We need these young people. We need their energy, their creativity and their entrepreneurial spirit. To attract them, we need more “cool downtowns,” with multi-story buildings, affordable apartments for rent, and offices with restaurants and shops on their ground floors. We need the activities and demographic density to stimulate young people’s creativity.

We have a few cool downtowns now, but not enough of them. Rockville Centre, Garden City and Great Neck have downtown rentals and offices and restaurants and shops and train stations nearby. But there aren’t enough affordable apartments. Long Beach, Westbury, Hempstead, Mineola, Glen Cove and Farmingdale are trying to create cool downtowns, but to really be successful, we need more of them. We need to create at least 20 cool downtowns so it will make economic sense to link them by rapid bus and mass transit.

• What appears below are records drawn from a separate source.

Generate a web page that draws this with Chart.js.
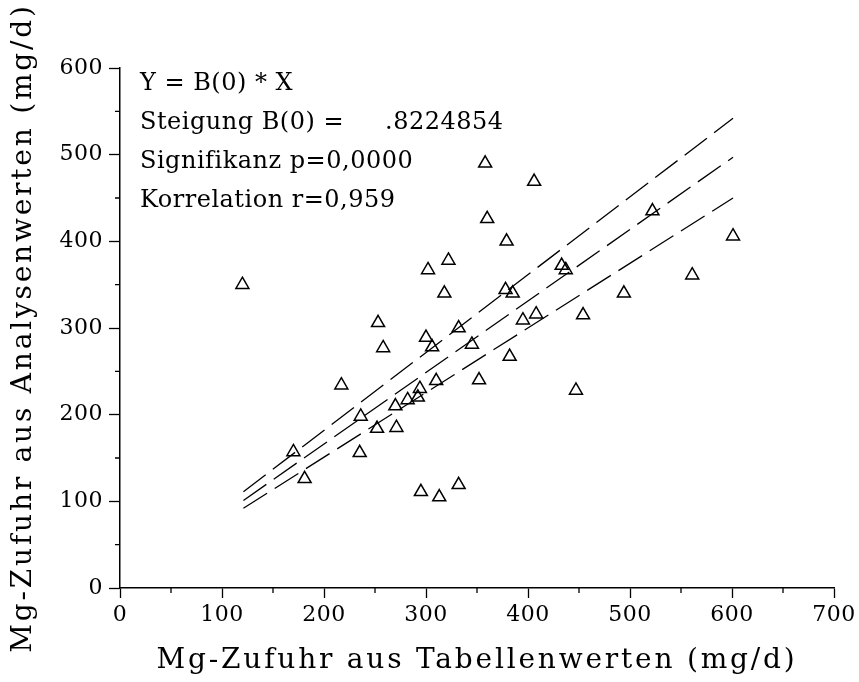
<!DOCTYPE html>
<html>
<head>
<meta charset="utf-8">
<script src="https://cdn.jsdelivr.net/npm/chart.js@4"></script>
<style>
  body { margin: 0; background: #fff; }
  #wrap { width: 859px; height: 682px; }
</style>
</head>
<body>
<div id="wrap"><canvas id="mgChart"></canvas></div>
<script>
// Mg-Zufuhr: Tabellenwerte (x) gegen Analysenwerte (y), mg/d
const tabX = [120, 170, 181, 217, 236, 235, 252, 253, 258, 271, 270, 282, 292, 294, 295,
              300, 306, 302, 310, 313, 318, 322, 332, 332, 345, 352, 358, 360, 379, 378,
              385, 382, 395, 408, 406, 433, 437, 447, 454, 494, 522, 561, 601];
const anaY = [350, 157, 126, 234, 198, 156, 184, 306, 277, 185, 210, 217, 220, 230, 111,
              289, 278, 367, 239, 105, 340, 378, 119, 300, 281, 240, 490, 426, 400, 344,
              340, 267, 309, 316, 469, 372, 367, 228, 315, 340, 435, 361, 406];

// Y = B(0) * X and the two dashed bounds, read at their end points
const lineX  = [121, 601];
const upperY = [111, 542];
const fitY   = [101, 497];
const lowerY = [92, 450];

const xTicks = [0, 100, 200, 300, 400, 500, 600, 700];
const yTicks = [0, 100, 200, 300, 400, 500, 600];
const xMinor = [50, 150, 250, 350, 450, 550, 650];
const yMinor = [50, 150, 250, 350, 450, 550];

const noteLines = ['Y = B(0) * X', 'Steigung B(0) =', 'Signifikanz p=0,0000', 'Korrelation r=0,959'];
const slopeText = '.8224854';

const serif = 'DejaVu Serif';

const pts = (xs, ys) => xs.map((x, i) => ({ x: x, y: ys[i] }));

// the old plotter font is wide, so spread the letters a little
const spaced = (fn, sp) => function (...args) {
  const c = this.ctx;
  c.save();
  c.letterSpacing = sp;
  fn.apply(this, args);
  c.restore();
};

const extras = {
  id: 'extras',
  beforeDraw(chart) {
    Object.values(chart.scales).forEach(s => {
      if (s._spaced) return;
      s.drawTitle = spaced(s.drawTitle, '2.8px');
      s.drawLabels = spaced(s.drawLabels, '0.5px');
      s._spaced = true;
    });
  },
  afterDraw(chart) {
    const { ctx, chartArea, scales } = chart;
    ctx.save();
    // minor ticks
    ctx.strokeStyle = '#000';
    ctx.lineWidth = 1.3;
    ctx.beginPath();
    xMinor.forEach(v => {
      const px = scales.x.getPixelForValue(v);
      ctx.moveTo(px, chartArea.bottom);
      ctx.lineTo(px, chartArea.bottom + 5);
    });
    yMinor.forEach(v => {
      const py = scales.y.getPixelForValue(v);
      ctx.moveTo(chartArea.left, py);
      ctx.lineTo(chartArea.left - 5, py);
    });
    ctx.stroke();
    // regression note
    ctx.fillStyle = '#000';
    ctx.font = '24px "' + serif + '"';
    ctx.letterSpacing = '0.5px';
    ctx.textBaseline = 'alphabetic';
    const x0 = chartArea.left + 20;
    noteLines.forEach((t, i) => ctx.fillText(t, x0, chartArea.top + 21.5 + i * 39.3));
    ctx.fillText(slopeText, chartArea.left + 265, chartArea.top + 21.5 + 39.3);
    ctx.restore();
  }
};

const dashed = (ys) => ({
  data: pts(lineX, ys),
  showLine: true,
  borderColor: '#000',
  borderWidth: 1.3,
  borderDash: [28, 9],
  pointRadius: 0,
  fill: false
});

new Chart(document.getElementById('mgChart'), {
  type: 'scatter',
  data: {
    datasets: [
      {
        label: 'Messwerte',
        data: pts(tabX, anaY),
        pointStyle: 'triangle',
        pointRadius: 7.5,
        pointBorderColor: '#000',
        pointBackgroundColor: 'rgba(0,0,0,0)',
        pointBorderWidth: 1.5
      },
      dashed(upperY),
      dashed(fitY),
      dashed(lowerY)
    ]
  },
  options: {
    responsive: true,
    maintainAspectRatio: false,
    animation: false,
    layout: { padding: { top: 68, right: 19, left: 0, bottom: 0 } },
    plugins: {
      legend: { display: false },
      tooltip: { enabled: false }
    },
    scales: {
      x: {
        type: 'linear',
        min: 0,
        max: 700,
        afterBuildTicks: s => { s.ticks = xTicks.map(v => ({ value: v })); },
        afterFit: s => { s.height = 94; },
        border: { display: true, color: '#000', width: 1.5 },
        grid: { drawOnChartArea: false, tickLength: 10, tickColor: '#000', tickWidth: 1.3 },
        ticks: { color: '#000', font: { family: serif, size: 22 }, padding: 4, maxRotation: 0, autoSkip: false },
        title: {
          display: true,
          text: 'Mg-Zufuhr aus Tabellenwerten (mg/d)',
          color: '#000',
          font: { family: serif, size: 28 },
          padding: { top: 0, bottom: 4 }
        }
      },
      y: {
        type: 'linear',
        min: 0,
        max: 600,
        afterBuildTicks: s => { s.ticks = yTicks.map(v => ({ value: v })); },
        afterFit: s => { s.width = 120; },
        border: { display: true, color: '#000', width: 1.5 },
        grid: { drawOnChartArea: false, tickLength: 11, tickColor: '#000', tickWidth: 1.3 },
        ticks: { color: '#000', font: { family: serif, size: 22 }, padding: 6, autoSkip: false },
        title: {
          display: true,
          text: 'Mg-Zufuhr aus Analysenwerten (mg/d)',
          color: '#000',
          font: { family: serif, size: 28 },
          padding: { top: 7, bottom: 0 }
        }
      }
    }
  },
  plugins: [extras]
});
</script>
</body>
</html>
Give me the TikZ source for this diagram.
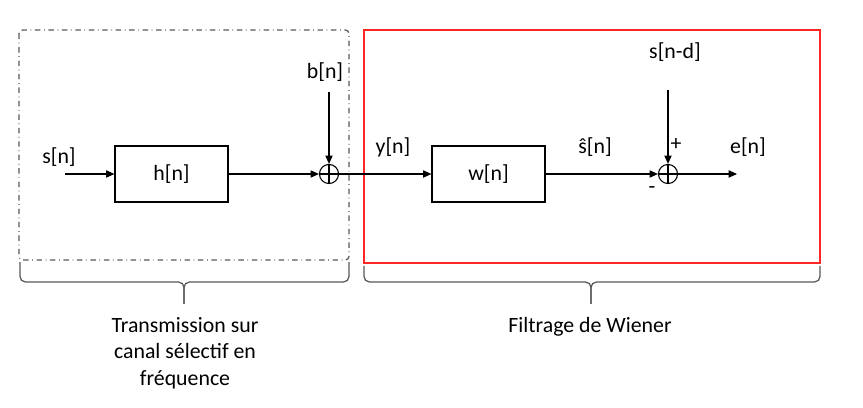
\documentclass[tikz,border=0pt]{standalone}
\usepackage{fontspec}
\setmainfont{Carlito}
\usetikzlibrary{arrows.meta,positioning,calc}

\begin{document}
\begin{tikzpicture}[x=0.55pt,y=-0.55pt,font=\fontsize{12}{14.6}\selectfont,
	>={Triangle[length=4.6pt,width=4pt]},
	bloc/.style={draw,line width=0.8pt,minimum width=62pt,minimum height=31pt,inner sep=0pt},
	sommateur/.style={draw,circle,line width=0.6pt,minimum size=10.5pt,inner sep=0pt,
		path picture={\draw[line width=0.6pt] (path picture bounding box.north) -- (path picture bounding box.south)
			(path picture bounding box.west) -- (path picture bounding box.east);}},
	fleche/.style={->,line width=0.6pt},
	accolade/.style={draw=black!65,line width=0.7pt,rounded corners=3pt}]
	\useasboundingbox (0,0) rectangle (863,408);
	% cadres
	\draw[black!65,dash dot,line width=0.7pt,rounded corners=2pt] (19,30) rectangle (349,260);
	\draw[red!85,line width=0.8pt] (364,30) rectangle (820,263);
	% canal
	\coordinate (entree) at (65,174);
	\node (sn) at (59,157) {s[n]};
	\node[bloc] (h) at (171.5,174) {h[n]};
	\node[sommateur] (add1) at (329,174) {};
	\coordinate (bruit) at (329,92);
	\node (bn) at (325,72) {b[n]};
	\draw[fleche] (entree) -- (h);
	\draw[fleche] (h) -- (add1);
	\draw[fleche] (bruit) -- (add1);
	% filtre de Wiener
	\node[bloc] (w) at (488.5,174) {w[n]};
	\node (yn) at (393,147) {y[n]};
	\node[sommateur] (add2) at (668,174) {};
	\coordinate (ref) at (668,90);
	\node (snd) at (675,52) {s[n-d]};
	\node (shat) at (595,147) {ŝ[n]};
	\coordinate (sortie) at (737,174);
	\node (en) at (748,147) {e[n]};
	\node (plus) at (676,145) {+};
	\node (moins) at (652,190) {-};
	\draw[fleche] (add1) -- (w);
	\draw[fleche] (w) -- (add2);
	\draw[fleche] (ref) -- (add2);
	\draw[fleche] (add2) -- (sortie);
	% accolades
	\draw[accolade] (20,262) -- (20,282) -- (184,282) -- (184,304);
	\draw[accolade] (349,262) -- (349,282) -- (184,282) -- (184,304);
	\draw[accolade] (364,266) -- (364,282) -- (591,282) -- (591,304);
	\draw[accolade] (820,266) -- (820,282) -- (591,282) -- (591,304);
	\node[align=center] (canal) at (185,353) {Transmission sur\\canal sélectif en\\fréquence};
	\node (wiener) at (590,327) {Filtrage de Wiener};
\end{tikzpicture}
\end{document}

Don’t get me wrong: We all want to preserve 95 percent of what made suburban living so attractive in the first place. Our single-family neighborhoods will stay, and we’ll preserve our parks, beaches and open spaces, but we need to make them even better. We will maintain or even improve on our low crime rates, good schools and quality services, but if we don’t want to go broke, and if we want the vibrancy and creativity and economic power of the next generation to propel us forward and expand our tax base, we need to grow responsibly, in cool downtowns.